───── Supplied material ─────
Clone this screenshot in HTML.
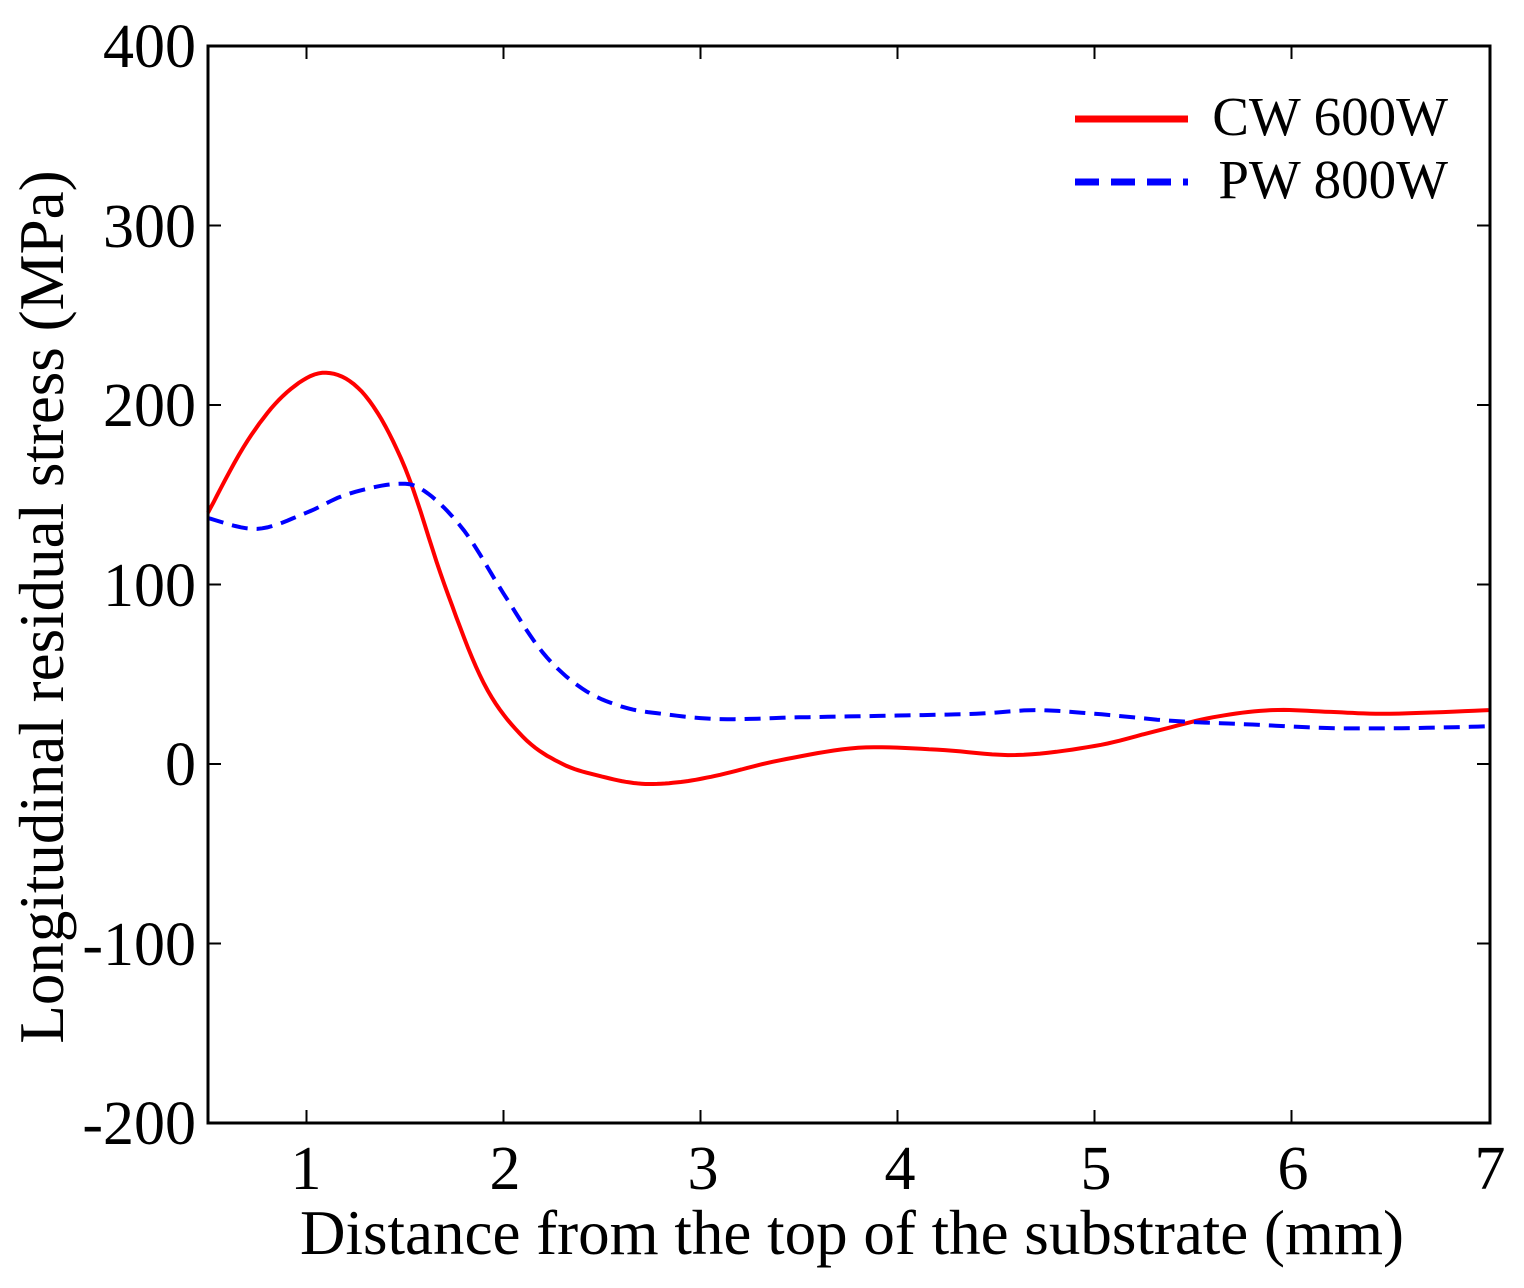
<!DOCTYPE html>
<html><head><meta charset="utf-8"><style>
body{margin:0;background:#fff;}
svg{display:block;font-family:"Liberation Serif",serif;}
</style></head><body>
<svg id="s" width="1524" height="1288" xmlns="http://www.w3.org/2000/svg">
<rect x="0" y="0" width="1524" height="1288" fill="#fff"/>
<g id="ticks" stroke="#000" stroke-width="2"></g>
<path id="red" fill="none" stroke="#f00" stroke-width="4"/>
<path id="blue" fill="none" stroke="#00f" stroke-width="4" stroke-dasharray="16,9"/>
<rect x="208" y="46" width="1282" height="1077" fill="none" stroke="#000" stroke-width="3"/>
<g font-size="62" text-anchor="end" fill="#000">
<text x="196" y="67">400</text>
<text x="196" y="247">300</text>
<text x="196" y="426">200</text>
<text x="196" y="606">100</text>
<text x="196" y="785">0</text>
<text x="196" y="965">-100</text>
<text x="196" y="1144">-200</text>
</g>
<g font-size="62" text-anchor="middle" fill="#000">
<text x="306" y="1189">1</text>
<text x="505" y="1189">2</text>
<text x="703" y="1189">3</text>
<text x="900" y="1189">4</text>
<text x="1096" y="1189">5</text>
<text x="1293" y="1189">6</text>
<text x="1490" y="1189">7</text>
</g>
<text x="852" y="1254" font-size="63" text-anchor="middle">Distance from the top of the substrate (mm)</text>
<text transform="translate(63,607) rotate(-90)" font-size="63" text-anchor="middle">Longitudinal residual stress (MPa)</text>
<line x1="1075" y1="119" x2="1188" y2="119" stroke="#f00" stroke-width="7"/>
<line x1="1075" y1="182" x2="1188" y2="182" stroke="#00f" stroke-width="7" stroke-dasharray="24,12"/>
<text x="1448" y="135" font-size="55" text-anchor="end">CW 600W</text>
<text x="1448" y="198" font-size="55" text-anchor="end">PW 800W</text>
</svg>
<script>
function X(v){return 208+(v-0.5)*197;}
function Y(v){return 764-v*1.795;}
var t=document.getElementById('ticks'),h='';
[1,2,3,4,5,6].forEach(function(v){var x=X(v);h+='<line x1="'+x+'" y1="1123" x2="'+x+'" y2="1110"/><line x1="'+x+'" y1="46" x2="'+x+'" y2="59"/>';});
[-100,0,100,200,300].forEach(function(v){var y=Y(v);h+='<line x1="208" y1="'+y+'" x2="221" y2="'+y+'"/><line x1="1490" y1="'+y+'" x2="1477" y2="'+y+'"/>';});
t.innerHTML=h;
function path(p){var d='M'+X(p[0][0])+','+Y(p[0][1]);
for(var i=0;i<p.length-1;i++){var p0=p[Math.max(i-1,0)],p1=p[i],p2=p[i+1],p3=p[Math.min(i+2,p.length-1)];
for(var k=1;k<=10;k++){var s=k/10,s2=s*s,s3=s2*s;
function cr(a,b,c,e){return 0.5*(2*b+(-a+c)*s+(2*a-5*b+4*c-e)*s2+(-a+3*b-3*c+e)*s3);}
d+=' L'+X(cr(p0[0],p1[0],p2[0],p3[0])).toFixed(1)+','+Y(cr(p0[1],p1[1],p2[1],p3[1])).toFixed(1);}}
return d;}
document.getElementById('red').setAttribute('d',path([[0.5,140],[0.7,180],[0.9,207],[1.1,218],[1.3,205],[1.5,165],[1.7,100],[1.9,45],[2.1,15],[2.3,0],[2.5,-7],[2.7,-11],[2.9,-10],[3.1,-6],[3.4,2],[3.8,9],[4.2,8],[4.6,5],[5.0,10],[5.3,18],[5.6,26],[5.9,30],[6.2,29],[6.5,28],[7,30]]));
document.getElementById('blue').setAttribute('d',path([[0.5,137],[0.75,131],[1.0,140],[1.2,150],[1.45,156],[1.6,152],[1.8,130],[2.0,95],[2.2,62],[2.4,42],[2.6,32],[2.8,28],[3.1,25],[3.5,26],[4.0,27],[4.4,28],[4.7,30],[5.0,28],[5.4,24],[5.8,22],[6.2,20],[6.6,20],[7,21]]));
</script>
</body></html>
─────
Extract all the data above exactly, excluding every picture.

Written answer:
Clone this screenshot in HTML.
<!DOCTYPE html>
<html><head><meta charset="utf-8"><style>
body{margin:0;background:#fff;}
svg{display:block;font-family:"Liberation Serif",serif;}
</style></head><body>
<svg id="s" width="1524" height="1288" xmlns="http://www.w3.org/2000/svg">
<rect x="0" y="0" width="1524" height="1288" fill="#fff"/>
<g id="ticks" stroke="#000" stroke-width="2"></g>
<path id="red" fill="none" stroke="#f00" stroke-width="4"/>
<path id="blue" fill="none" stroke="#00f" stroke-width="4" stroke-dasharray="16,9"/>
<rect x="208" y="46" width="1282" height="1077" fill="none" stroke="#000" stroke-width="3"/>
<g font-size="62" text-anchor="end" fill="#000">
<text x="196" y="67">400</text>
<text x="196" y="247">300</text>
<text x="196" y="426">200</text>
<text x="196" y="606">100</text>
<text x="196" y="785">0</text>
<text x="196" y="965">-100</text>
<text x="196" y="1144">-200</text>
</g>
<g font-size="62" text-anchor="middle" fill="#000">
<text x="306" y="1189">1</text>
<text x="505" y="1189">2</text>
<text x="703" y="1189">3</text>
<text x="900" y="1189">4</text>
<text x="1096" y="1189">5</text>
<text x="1293" y="1189">6</text>
<text x="1490" y="1189">7</text>
</g>
<text x="852" y="1254" font-size="63" text-anchor="middle">Distance from the top of the substrate (mm)</text>
<text transform="translate(63,607) rotate(-90)" font-size="63" text-anchor="middle">Longitudinal residual stress (MPa)</text>
<line x1="1075" y1="119" x2="1188" y2="119" stroke="#f00" stroke-width="7"/>
<line x1="1075" y1="182" x2="1188" y2="182" stroke="#00f" stroke-width="7" stroke-dasharray="24,12"/>
<text x="1448" y="135" font-size="55" text-anchor="end">CW 600W</text>
<text x="1448" y="198" font-size="55" text-anchor="end">PW 800W</text>
</svg>
<script>
function X(v){return 208+(v-0.5)*197;}
function Y(v){return 764-v*1.795;}
var t=document.getElementById('ticks'),h='';
[1,2,3,4,5,6].forEach(function(v){var x=X(v);h+='<line x1="'+x+'" y1="1123" x2="'+x+'" y2="1110"/><line x1="'+x+'" y1="46" x2="'+x+'" y2="59"/>';});
[-100,0,100,200,300].forEach(function(v){var y=Y(v);h+='<line x1="208" y1="'+y+'" x2="221" y2="'+y+'"/><line x1="1490" y1="'+y+'" x2="1477" y2="'+y+'"/>';});
t.innerHTML=h;
function path(p){var d='M'+X(p[0][0])+','+Y(p[0][1]);
for(var i=0;i<p.length-1;i++){var p0=p[Math.max(i-1,0)],p1=p[i],p2=p[i+1],p3=p[Math.min(i+2,p.length-1)];
for(var k=1;k<=10;k++){var s=k/10,s2=s*s,s3=s2*s;
function cr(a,b,c,e){return 0.5*(2*b+(-a+c)*s+(2*a-5*b+4*c-e)*s2+(-a+3*b-3*c+e)*s3);}
d+=' L'+X(cr(p0[0],p1[0],p2[0],p3[0])).toFixed(1)+','+Y(cr(p0[1],p1[1],p2[1],p3[1])).toFixed(1);}}
return d;}
document.getElementById('red').setAttribute('d',path([[0.5,140],[0.7,180],[0.9,207],[1.1,218],[1.3,205],[1.5,165],[1.7,100],[1.9,45],[2.1,15],[2.3,0],[2.5,-7],[2.7,-11],[2.9,-10],[3.1,-6],[3.4,2],[3.8,9],[4.2,8],[4.6,5],[5.0,10],[5.3,18],[5.6,26],[5.9,30],[6.2,29],[6.5,28],[7,30]]));
document.getElementById('blue').setAttribute('d',path([[0.5,137],[0.75,131],[1.0,140],[1.2,150],[1.45,156],[1.6,152],[1.8,130],[2.0,95],[2.2,62],[2.4,42],[2.6,32],[2.8,28],[3.1,25],[3.5,26],[4.0,27],[4.4,28],[4.7,30],[5.0,28],[5.4,24],[5.8,22],[6.2,20],[6.6,20],[7,21]]));
</script>
</body></html>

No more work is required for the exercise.